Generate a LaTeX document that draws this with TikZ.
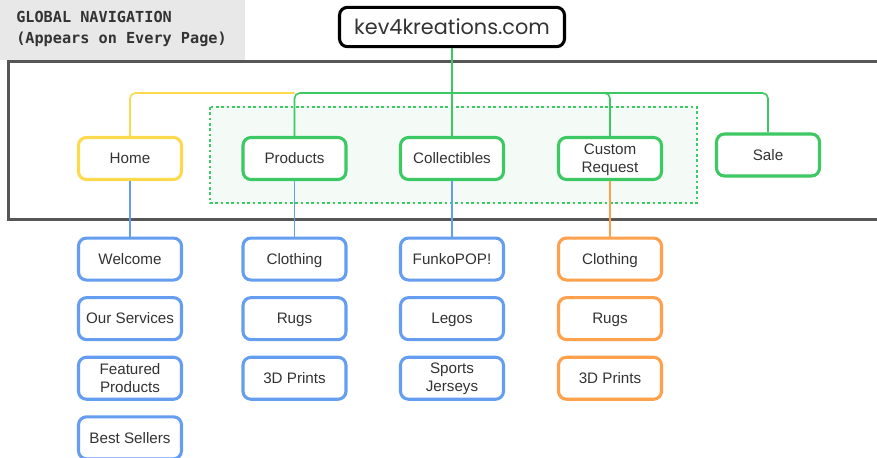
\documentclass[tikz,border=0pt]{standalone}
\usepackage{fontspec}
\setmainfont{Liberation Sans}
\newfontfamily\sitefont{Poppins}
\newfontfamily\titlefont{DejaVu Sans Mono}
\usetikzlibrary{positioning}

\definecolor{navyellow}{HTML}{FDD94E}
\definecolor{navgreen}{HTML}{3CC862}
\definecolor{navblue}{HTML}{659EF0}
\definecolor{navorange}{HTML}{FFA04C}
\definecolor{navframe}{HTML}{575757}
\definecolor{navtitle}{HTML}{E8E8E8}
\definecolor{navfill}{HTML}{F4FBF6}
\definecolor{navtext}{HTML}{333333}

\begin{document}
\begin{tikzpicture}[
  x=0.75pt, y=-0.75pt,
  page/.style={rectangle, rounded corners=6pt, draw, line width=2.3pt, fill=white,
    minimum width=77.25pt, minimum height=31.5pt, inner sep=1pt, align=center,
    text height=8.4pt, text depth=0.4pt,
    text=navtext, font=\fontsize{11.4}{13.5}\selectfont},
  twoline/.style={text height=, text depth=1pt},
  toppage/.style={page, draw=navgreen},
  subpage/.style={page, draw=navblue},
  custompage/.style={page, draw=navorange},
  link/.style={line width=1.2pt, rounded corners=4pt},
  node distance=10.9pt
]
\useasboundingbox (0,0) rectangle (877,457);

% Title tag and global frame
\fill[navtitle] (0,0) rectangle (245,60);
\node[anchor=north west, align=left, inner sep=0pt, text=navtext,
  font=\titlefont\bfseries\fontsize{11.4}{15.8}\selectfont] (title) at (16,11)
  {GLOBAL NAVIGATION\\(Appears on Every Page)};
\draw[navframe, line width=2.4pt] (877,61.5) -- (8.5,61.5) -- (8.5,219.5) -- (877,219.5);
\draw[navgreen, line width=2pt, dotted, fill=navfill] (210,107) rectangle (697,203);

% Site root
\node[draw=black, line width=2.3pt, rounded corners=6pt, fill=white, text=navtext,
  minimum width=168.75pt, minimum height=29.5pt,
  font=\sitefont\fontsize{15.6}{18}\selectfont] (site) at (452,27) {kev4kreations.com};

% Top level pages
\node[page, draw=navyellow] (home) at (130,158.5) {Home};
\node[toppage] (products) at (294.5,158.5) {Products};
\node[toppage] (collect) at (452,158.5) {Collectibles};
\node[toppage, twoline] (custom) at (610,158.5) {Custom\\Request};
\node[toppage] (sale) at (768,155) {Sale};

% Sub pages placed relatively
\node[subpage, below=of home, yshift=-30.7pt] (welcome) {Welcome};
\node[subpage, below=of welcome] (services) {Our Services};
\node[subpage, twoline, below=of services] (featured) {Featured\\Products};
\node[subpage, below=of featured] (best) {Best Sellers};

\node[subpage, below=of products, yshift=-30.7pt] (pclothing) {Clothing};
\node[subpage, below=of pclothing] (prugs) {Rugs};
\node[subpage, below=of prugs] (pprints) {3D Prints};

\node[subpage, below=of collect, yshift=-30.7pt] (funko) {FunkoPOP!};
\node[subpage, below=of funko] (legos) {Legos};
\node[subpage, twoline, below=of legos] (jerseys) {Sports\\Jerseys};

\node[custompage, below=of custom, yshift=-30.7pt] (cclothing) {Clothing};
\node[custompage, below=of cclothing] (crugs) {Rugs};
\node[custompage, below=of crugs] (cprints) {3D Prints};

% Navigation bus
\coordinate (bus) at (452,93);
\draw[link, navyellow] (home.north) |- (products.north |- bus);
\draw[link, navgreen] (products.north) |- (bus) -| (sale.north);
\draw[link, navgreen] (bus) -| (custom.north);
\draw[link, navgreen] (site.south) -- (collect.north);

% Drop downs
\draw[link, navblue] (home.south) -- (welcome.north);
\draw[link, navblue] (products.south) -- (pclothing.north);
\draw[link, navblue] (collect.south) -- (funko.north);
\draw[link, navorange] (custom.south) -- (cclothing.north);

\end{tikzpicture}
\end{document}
++++
Exercise requirements –
Set down the material exactly, every line of it, except for the pictures.

Task response –
Generate a LaTeX document that draws this with TikZ.
\documentclass[tikz,border=0pt]{standalone}
\usepackage{fontspec}
\setmainfont{Liberation Sans}
\newfontfamily\sitefont{Poppins}
\newfontfamily\titlefont{DejaVu Sans Mono}
\usetikzlibrary{positioning}

\definecolor{navyellow}{HTML}{FDD94E}
\definecolor{navgreen}{HTML}{3CC862}
\definecolor{navblue}{HTML}{659EF0}
\definecolor{navorange}{HTML}{FFA04C}
\definecolor{navframe}{HTML}{575757}
\definecolor{navtitle}{HTML}{E8E8E8}
\definecolor{navfill}{HTML}{F4FBF6}
\definecolor{navtext}{HTML}{333333}

\begin{document}
\begin{tikzpicture}[
  x=0.75pt, y=-0.75pt,
  page/.style={rectangle, rounded corners=6pt, draw, line width=2.3pt, fill=white,
    minimum width=77.25pt, minimum height=31.5pt, inner sep=1pt, align=center,
    text height=8.4pt, text depth=0.4pt,
    text=navtext, font=\fontsize{11.4}{13.5}\selectfont},
  twoline/.style={text height=, text depth=1pt},
  toppage/.style={page, draw=navgreen},
  subpage/.style={page, draw=navblue},
  custompage/.style={page, draw=navorange},
  link/.style={line width=1.2pt, rounded corners=4pt},
  node distance=10.9pt
]
\useasboundingbox (0,0) rectangle (877,457);

% Title tag and global frame
\fill[navtitle] (0,0) rectangle (245,60);
\node[anchor=north west, align=left, inner sep=0pt, text=navtext,
  font=\titlefont\bfseries\fontsize{11.4}{15.8}\selectfont] (title) at (16,11)
  {GLOBAL NAVIGATION\\(Appears on Every Page)};
\draw[navframe, line width=2.4pt] (877,61.5) -- (8.5,61.5) -- (8.5,219.5) -- (877,219.5);
\draw[navgreen, line width=2pt, dotted, fill=navfill] (210,107) rectangle (697,203);

% Site root
\node[draw=black, line width=2.3pt, rounded corners=6pt, fill=white, text=navtext,
  minimum width=168.75pt, minimum height=29.5pt,
  font=\sitefont\fontsize{15.6}{18}\selectfont] (site) at (452,27) {kev4kreations.com};

% Top level pages
\node[page, draw=navyellow] (home) at (130,158.5) {Home};
\node[toppage] (products) at (294.5,158.5) {Products};
\node[toppage] (collect) at (452,158.5) {Collectibles};
\node[toppage, twoline] (custom) at (610,158.5) {Custom\\Request};
\node[toppage] (sale) at (768,155) {Sale};

% Sub pages placed relatively
\node[subpage, below=of home, yshift=-30.7pt] (welcome) {Welcome};
\node[subpage, below=of welcome] (services) {Our Services};
\node[subpage, twoline, below=of services] (featured) {Featured\\Products};
\node[subpage, below=of featured] (best) {Best Sellers};

\node[subpage, below=of products, yshift=-30.7pt] (pclothing) {Clothing};
\node[subpage, below=of pclothing] (prugs) {Rugs};
\node[subpage, below=of prugs] (pprints) {3D Prints};

\node[subpage, below=of collect, yshift=-30.7pt] (funko) {FunkoPOP!};
\node[subpage, below=of funko] (legos) {Legos};
\node[subpage, twoline, below=of legos] (jerseys) {Sports\\Jerseys};

\node[custompage, below=of custom, yshift=-30.7pt] (cclothing) {Clothing};
\node[custompage, below=of cclothing] (crugs) {Rugs};
\node[custompage, below=of crugs] (cprints) {3D Prints};

% Navigation bus
\coordinate (bus) at (452,93);
\draw[link, navyellow] (home.north) |- (products.north |- bus);
\draw[link, navgreen] (products.north) |- (bus) -| (sale.north);
\draw[link, navgreen] (bus) -| (custom.north);
\draw[link, navgreen] (site.south) -- (collect.north);

% Drop downs
\draw[link, navblue] (home.south) -- (welcome.north);
\draw[link, navblue] (products.south) -- (pclothing.north);
\draw[link, navblue] (collect.south) -- (funko.north);
\draw[link, navorange] (custom.south) -- (cclothing.north);

\end{tikzpicture}
\end{document}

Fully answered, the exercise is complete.